247
THE PLIOCENE PERIOD IN WESTERN ESSEX
AND THE PRE-GLACIAL TOPOGRAPHY OF
THE DISTRICT.
By S. W. WOOLDRIDGE, M.Sc., F.G.S.
(With Two Text Maps.)
[Read 27th November, 1926.]
1. Introduction. The Lenham Beds.
IT has long been known that portions of the London Basin
were submerged beneath an early Pliocene sea, and that
this was the last major submergence suffered by the area. The
deposits of this sea (the Lenham Beds) were recognized near
Lenham, on the North Downs, where recognizable marine
mollusca were obtained, and again farther to the east round
Paddlesworth and on the Folkestone Cliffs. Beds of the same
age occur beyond the Straits of Dover on the Chalk Downs
of France, where they appear to be remnants of a sheet of sand
and shingle inclined northwards towards the lowlands of the
Netherlands, beneath which their equivalents occur.
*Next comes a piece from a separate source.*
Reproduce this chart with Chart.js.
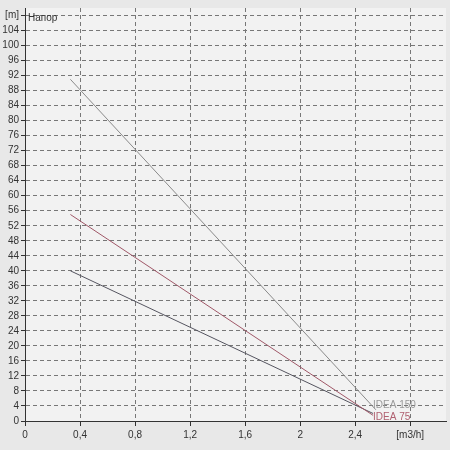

In recent years it has come to be recognized that the records
of the Lenhamian episode in our own country are much fuller
and more widely spread than was formerly thought. It has
been conclusively shewn that masses of sand and shingle in
Surrey, formerly dismissed as "of doubtful age," are true Lenham
Beds. Not the least striking of the evidences for correlation
was the fact that the beds, in common with those of East Kent
yielded a highly distinctive suite of heavy accessory minerals
—perhaps the most distinctive suite recorded anywhere in
Britain.1 By means of this suite and of the physiographic
relations of the beds, it has been possible to trace them far and
wide. Outliers occur throughout the terrane of the North Downs,
from Folkestone to Aldershot. For the most part they rest
upon a distinct wave-cut platform at elevations from 550-600
ft. O.D., but the platform descends gently northward at 15-20
ft. per mile and at Shooters Hill in North Kent true Lenham
Beds occur at slightly over 400 ft. O.D. Here, and in the region
south of London in general, the deposits are of sub-littoral type,
1 G. M. Davies, Proc. Geol. Assoc., vol. xxviii. (1917), p. 49.